Which is it, industry criticism or partisan smear campaigns?

Perhaps the tax reform (a phrase Treasurers should be banned from using when they mean ‘tax hikes’) is simply crap policy that contributed to Pauline Hanson creeping ahead as ‘preferred Prime Minister’ in recent polls.

If she is ‘fringe’, what does that make Albanese?

Who knows how accurate this is, but following the change of position, it was reported by SBS that Albanese might be facing leadership troubles. Health Minister Mark Butler, the chosen figure of a raised eyebrow, dismissed the whispers as ‘rubbish’.

Apparently the story originated on Channel Seven’s Sunrise with Opposition Treasurer Tim Wilson tagging Mark Butler as ‘the next person who’s going to be Prime Minister once Albo falls’.

Even if it were true, it wouldn’t make much strategic sense in the middle of a populist uprising. Butler is hardly likely to fare better against Hanson, indeed, it’s tricky to see who they could offer up. The only likeable figure in a red shirt is Toto.

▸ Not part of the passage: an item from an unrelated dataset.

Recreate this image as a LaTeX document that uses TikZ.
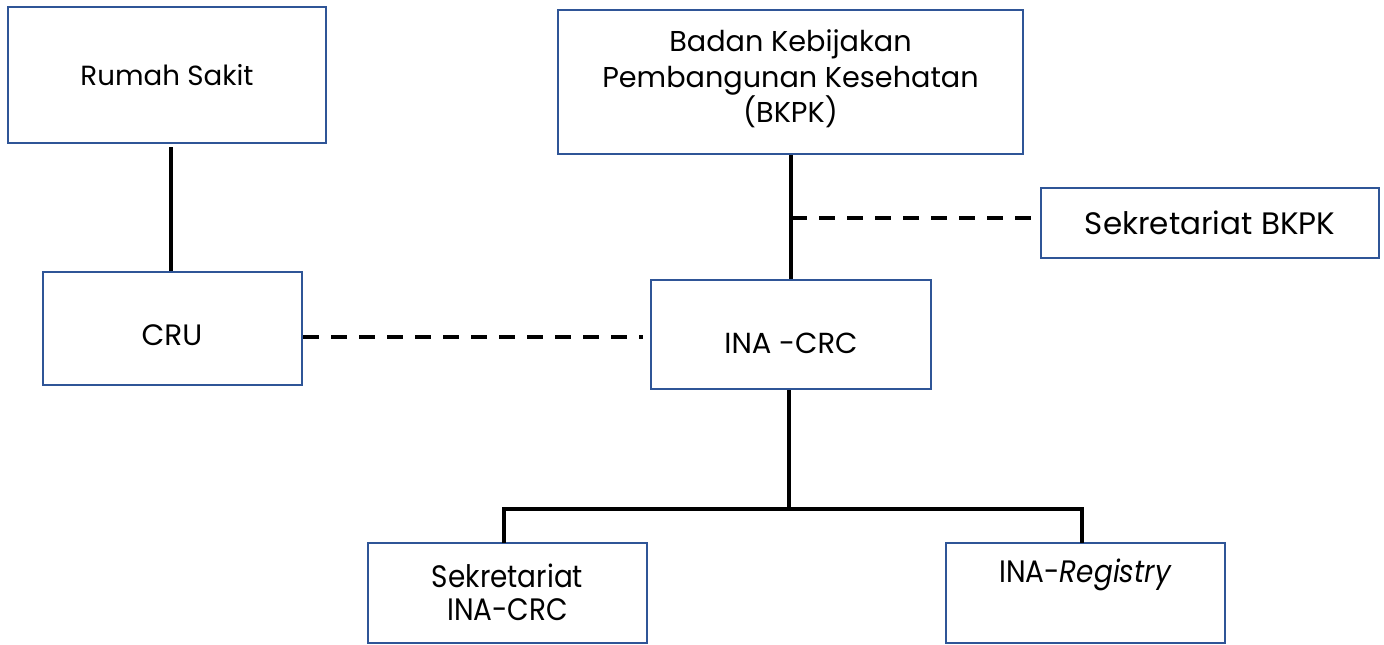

At least Liberal Leader Angus Taylor came out swinging, literally, telling reporters that the Budget tax reforms needed to be ‘axed’ and that it was a ‘failed policy’.

This is probably the easiest weapon Taylor will wield.

Albanese and his Treasurer should have known better. Raising taxes is always unwelcome, but doing it in the middle of a cost-of-living crisis while the political class are enjoying some of the highest salaries in history is a good way to MacGyver a pitchfork revolution.

The problem for Taylor and the Liberals is that they’ll lose their edge if Chalmers walks the mistake back in the next few months. Even though voters should punish Labor for trying to pull a tax grab, odds are, they won’t.

Pauline Hanson’s direct attack on the public service by threatening to sack high-profile and expensive commissioners along with useless departments properly capitalised on public outrage and an ongoing frustration with Canberra’s spending problem. That is the message likely to stick.

Say what you like about One Nation’s rough edge on politics, it is certainly cutting through.

Jim Chalmers said that these carve-outs are about ‘providing more clarity and confidence to investors, more support for small businesses, and more incentives for innovation’.

The public may come to the view that the best security is to ditch Labor before they trial any more dumb ideas.

No one is happy.

According to the Australian Financial Review, the business sector is still cross with them – and that is because the carve-out is hardly an improvement. The reform still leaves some businesses, who are already doing it tough, feeling as though they are being unfairly targeted while other sections of the economy are openly and outrageously rorted.

Angus Taylor gets it right when he says, mockingly, ‘I mean, this is a government that punishes businesses then says, “Oh, we’ll punish you a little less, it’s all okay…”’

Unfortunately, Labor do not appear to have suffered any serious political injuries. Come on, conservatives. Make like seagulls on a chip.